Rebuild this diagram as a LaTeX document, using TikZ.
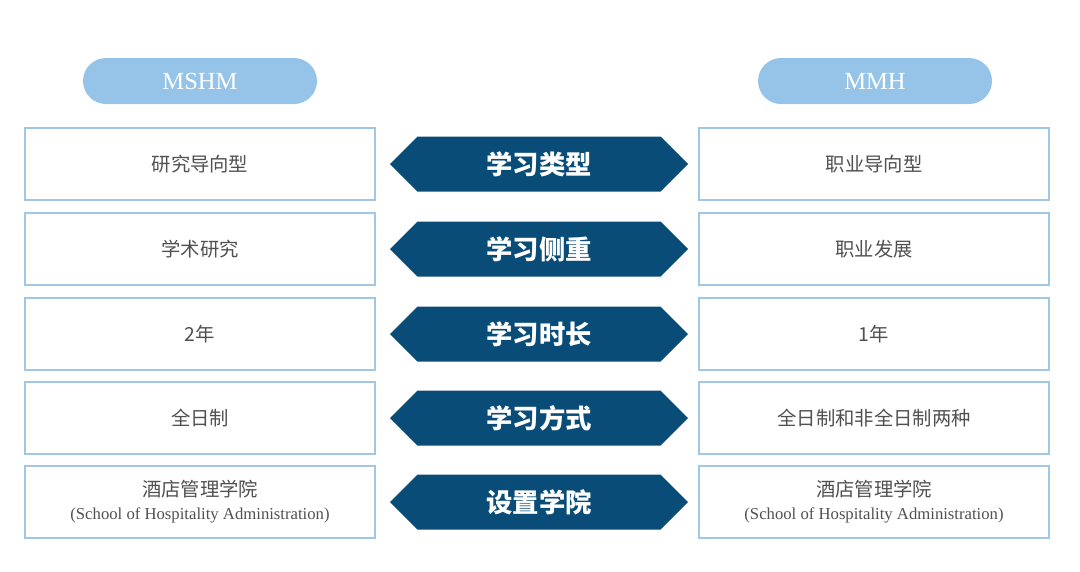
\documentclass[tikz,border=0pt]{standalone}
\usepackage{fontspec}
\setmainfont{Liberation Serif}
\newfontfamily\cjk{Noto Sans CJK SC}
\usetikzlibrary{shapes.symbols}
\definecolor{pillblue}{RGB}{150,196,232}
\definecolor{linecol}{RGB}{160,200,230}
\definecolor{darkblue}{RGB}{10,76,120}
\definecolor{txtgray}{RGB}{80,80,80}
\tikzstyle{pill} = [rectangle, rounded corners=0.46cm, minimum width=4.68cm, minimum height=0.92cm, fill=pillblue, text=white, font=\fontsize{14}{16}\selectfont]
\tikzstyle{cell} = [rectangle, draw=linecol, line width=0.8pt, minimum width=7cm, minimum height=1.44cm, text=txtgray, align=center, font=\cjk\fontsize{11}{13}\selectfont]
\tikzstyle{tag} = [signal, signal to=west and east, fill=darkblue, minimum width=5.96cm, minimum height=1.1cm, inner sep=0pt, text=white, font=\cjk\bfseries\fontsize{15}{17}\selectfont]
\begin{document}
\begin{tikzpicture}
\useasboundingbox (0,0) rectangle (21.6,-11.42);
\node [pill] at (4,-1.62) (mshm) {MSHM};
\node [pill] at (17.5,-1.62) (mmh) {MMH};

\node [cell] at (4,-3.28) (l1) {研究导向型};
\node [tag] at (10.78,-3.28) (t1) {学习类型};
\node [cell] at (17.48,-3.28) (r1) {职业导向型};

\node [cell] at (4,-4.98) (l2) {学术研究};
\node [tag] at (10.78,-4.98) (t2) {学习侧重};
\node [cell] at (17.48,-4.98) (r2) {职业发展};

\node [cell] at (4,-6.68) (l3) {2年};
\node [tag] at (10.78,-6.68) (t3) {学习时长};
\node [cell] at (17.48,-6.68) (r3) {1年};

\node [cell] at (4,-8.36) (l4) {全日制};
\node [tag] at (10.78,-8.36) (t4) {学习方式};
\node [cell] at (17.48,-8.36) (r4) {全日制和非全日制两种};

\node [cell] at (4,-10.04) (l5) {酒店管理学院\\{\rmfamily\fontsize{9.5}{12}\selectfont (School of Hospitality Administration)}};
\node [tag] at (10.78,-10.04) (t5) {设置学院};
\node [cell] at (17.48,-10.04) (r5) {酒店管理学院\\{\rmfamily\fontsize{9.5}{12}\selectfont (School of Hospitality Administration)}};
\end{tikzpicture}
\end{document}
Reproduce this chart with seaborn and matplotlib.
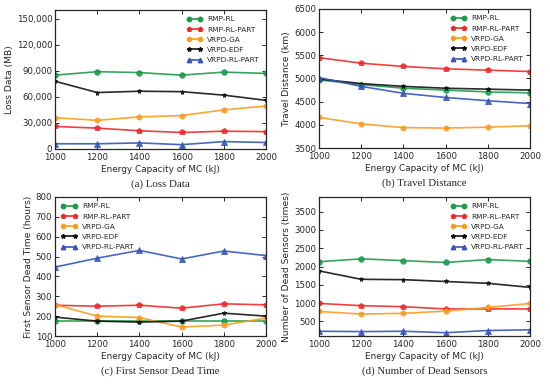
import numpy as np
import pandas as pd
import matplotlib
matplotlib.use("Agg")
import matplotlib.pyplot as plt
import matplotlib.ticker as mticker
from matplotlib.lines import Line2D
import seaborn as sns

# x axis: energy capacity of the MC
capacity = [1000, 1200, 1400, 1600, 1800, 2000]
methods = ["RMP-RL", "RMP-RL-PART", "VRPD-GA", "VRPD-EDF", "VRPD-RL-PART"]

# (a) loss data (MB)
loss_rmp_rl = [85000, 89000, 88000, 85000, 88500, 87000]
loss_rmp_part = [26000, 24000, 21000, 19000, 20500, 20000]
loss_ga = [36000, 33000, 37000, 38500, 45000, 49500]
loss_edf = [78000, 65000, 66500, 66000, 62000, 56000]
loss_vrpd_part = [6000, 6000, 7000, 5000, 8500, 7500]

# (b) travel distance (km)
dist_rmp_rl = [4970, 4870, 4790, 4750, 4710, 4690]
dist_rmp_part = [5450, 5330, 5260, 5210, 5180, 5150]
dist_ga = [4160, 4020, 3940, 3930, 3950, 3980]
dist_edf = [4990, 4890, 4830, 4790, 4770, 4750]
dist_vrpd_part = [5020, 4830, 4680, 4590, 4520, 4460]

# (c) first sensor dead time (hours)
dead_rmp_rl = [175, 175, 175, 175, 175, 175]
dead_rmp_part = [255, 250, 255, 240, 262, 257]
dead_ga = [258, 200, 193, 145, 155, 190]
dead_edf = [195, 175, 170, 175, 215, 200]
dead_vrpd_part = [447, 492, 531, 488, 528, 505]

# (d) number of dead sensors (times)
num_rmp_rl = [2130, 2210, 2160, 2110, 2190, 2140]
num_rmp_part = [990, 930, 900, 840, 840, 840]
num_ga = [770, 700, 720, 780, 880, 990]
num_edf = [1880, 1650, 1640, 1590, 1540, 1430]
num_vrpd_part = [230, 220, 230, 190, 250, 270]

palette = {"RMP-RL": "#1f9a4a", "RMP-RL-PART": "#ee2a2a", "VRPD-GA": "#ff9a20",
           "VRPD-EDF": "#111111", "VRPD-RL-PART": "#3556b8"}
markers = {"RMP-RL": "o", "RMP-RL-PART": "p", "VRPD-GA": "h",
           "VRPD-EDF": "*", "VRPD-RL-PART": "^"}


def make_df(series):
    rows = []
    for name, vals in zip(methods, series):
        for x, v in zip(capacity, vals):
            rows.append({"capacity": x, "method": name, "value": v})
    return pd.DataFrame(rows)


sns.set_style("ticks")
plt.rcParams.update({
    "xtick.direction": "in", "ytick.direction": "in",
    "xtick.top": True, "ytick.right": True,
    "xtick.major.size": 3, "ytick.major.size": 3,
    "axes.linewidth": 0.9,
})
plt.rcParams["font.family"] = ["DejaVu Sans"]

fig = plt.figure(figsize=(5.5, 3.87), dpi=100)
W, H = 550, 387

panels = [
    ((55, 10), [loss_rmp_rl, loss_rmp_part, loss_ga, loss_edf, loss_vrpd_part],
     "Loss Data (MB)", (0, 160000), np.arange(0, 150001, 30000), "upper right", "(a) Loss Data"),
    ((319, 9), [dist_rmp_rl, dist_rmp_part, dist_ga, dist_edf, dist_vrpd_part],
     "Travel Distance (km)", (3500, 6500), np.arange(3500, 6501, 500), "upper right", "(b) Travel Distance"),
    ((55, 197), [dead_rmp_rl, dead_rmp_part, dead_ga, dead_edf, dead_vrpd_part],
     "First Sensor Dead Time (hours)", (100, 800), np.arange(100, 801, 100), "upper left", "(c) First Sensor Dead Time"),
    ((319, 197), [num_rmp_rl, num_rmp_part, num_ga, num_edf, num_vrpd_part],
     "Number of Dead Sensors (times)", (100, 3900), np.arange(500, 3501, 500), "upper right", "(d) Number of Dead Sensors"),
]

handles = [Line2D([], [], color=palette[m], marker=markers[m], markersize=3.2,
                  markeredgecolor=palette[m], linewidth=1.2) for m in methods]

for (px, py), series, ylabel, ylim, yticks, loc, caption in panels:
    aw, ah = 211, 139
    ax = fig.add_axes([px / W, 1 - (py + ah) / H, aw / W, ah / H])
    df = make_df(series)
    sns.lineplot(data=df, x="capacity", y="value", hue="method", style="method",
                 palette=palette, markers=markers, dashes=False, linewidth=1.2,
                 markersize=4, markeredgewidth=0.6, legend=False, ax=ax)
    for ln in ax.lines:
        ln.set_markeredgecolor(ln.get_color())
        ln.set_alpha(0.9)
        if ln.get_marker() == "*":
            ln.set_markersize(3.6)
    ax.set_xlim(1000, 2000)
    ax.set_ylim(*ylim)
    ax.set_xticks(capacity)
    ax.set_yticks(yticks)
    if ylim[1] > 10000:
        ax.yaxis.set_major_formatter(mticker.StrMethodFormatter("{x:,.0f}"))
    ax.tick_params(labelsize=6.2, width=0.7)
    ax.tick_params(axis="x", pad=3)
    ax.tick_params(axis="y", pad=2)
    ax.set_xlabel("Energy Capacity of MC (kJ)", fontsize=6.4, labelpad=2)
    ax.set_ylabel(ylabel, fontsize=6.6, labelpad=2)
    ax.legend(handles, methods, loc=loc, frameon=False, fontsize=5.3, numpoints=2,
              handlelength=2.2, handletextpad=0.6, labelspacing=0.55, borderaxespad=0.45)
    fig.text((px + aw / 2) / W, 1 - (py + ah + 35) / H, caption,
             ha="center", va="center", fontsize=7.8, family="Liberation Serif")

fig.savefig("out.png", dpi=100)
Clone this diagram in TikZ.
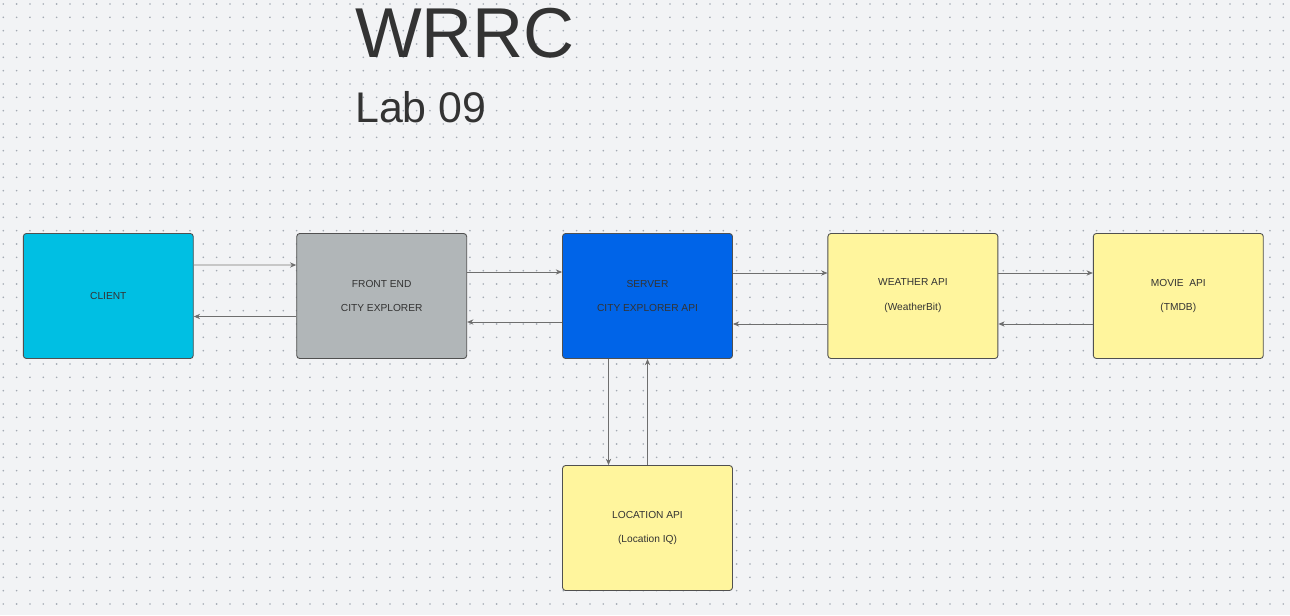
──────
**Given instruction**
Between the line with "Reproduce this chart" and the line with "dead_vrpd_part = [447, 492, 531, 488, 528, 505]", ends included, lies the span to copy exactly; copy nothing else and leave out the pictures.

**Expected answer**
Reproduce this chart with seaborn and matplotlib.
import numpy as np
import pandas as pd
import matplotlib
matplotlib.use("Agg")
import matplotlib.pyplot as plt
import matplotlib.ticker as mticker
from matplotlib.lines import Line2D
import seaborn as sns

# x axis: energy capacity of the MC
capacity = [1000, 1200, 1400, 1600, 1800, 2000]
methods = ["RMP-RL", "RMP-RL-PART", "VRPD-GA", "VRPD-EDF", "VRPD-RL-PART"]

# (a) loss data (MB)
loss_rmp_rl = [85000, 89000, 88000, 85000, 88500, 87000]
loss_rmp_part = [26000, 24000, 21000, 19000, 20500, 20000]
loss_ga = [36000, 33000, 37000, 38500, 45000, 49500]
loss_edf = [78000, 65000, 66500, 66000, 62000, 56000]
loss_vrpd_part = [6000, 6000, 7000, 5000, 8500, 7500]

# (b) travel distance (km)
dist_rmp_rl = [4970, 4870, 4790, 4750, 4710, 4690]
dist_rmp_part = [5450, 5330, 5260, 5210, 5180, 5150]
dist_ga = [4160, 4020, 3940, 3930, 3950, 3980]
dist_edf = [4990, 4890, 4830, 4790, 4770, 4750]
dist_vrpd_part = [5020, 4830, 4680, 4590, 4520, 4460]

# (c) first sensor dead time (hours)
dead_rmp_rl = [175, 175, 175, 175, 175, 175]
dead_rmp_part = [255, 250, 255, 240, 262, 257]
dead_ga = [258, 200, 193, 145, 155, 190]
dead_edf = [195, 175, 170, 175, 215, 200]
dead_vrpd_part = [447, 492, 531, 488, 528, 505]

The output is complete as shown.